Но отважно сражались русские солдаты и офицеры. С нами воевали: сын советского полководца Михаила Васильевича Фрунзе Михаил, 161-й истребительный авиаполк. Он был сбит и погиб в районе Старой Руссы. Здесь же летчик 580-го истребительного авиаполка лейтенант Алексей Маресьев тоже был сбит и выжил. Борис Полевой написал о нем легендарный учебник мужества «Повесть о настоящем человеке».
Вопреки советской пропаганде факт. 21 августа генерал Качанов уступил Манштейну в противостоянии у Старой Руссы. Немецкий корпус уничтожил до «60% личного состава русских и свыше 80% боевой техники», а вся 34-я армия бежала с поля боя и попала в окружение. В плен сдались 12 тысяч человек. Немцами был захвачен 141 советский танк, 246 орудий и особо ценный трофей, застрявшая в болоте легендарная, секретная реактивная установка БМ-13, «Катюша».
Война стала для нас обыденностью.
Если у командира была душа, он от безысходности шёл в атаку вместе с солдатами.

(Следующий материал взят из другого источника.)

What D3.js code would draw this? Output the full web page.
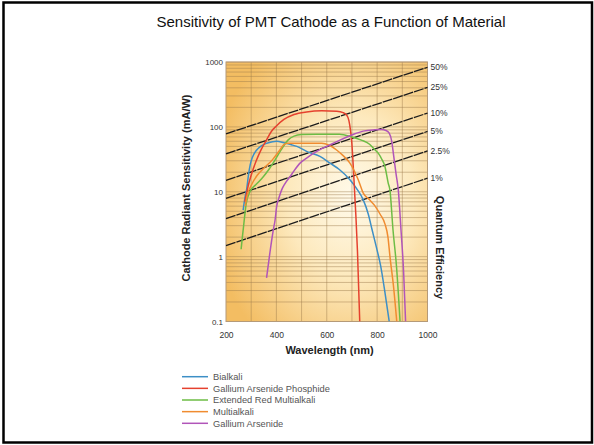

И погибал с чистой совестью.
В то же время жестокие, циничные, случайные люди в армии, да просто проходимцы, как тараканы прибивались к тёплым и сладким, а главное безопасным щелям.
Как и в любом обществе на фронте сложился костяк снабженцев, медиков, контрразведчиков СМЕРШа, штабистов и других подобных людей. Они образовали и довели до совершенства механизм приёма пополнения и отправки его в бой, на смерть. Своеобразную мельницу смерти.
Эти люди были те ещё мерзавцы, настоящие подонки привыкшие к человеческим страданиям.
Ихнее начальство подбиралось тоже соответствующее не рассуждающее. Либо тупицы, либо подлюги и выродки. Способные лишь на жестокость паскуды. Клейма негде было ставить негодяям.
Командир полка 311 дивизии выдвинулся на свою должность из командира банно-прачечного отряда, или по-другому бабского или бл… ского командира. Он без рассуждений гнал свой полк вперёд. Без рассуждений гробил его множество раз, вновь и вновь пополняя его из резерва. А в промежутках между боями он пускался в загул и пил водку «по-чёрному». При этом красиво, со смаком плясал цыганочку с выходом. Опять же с бабами из банно-прачечного отряда.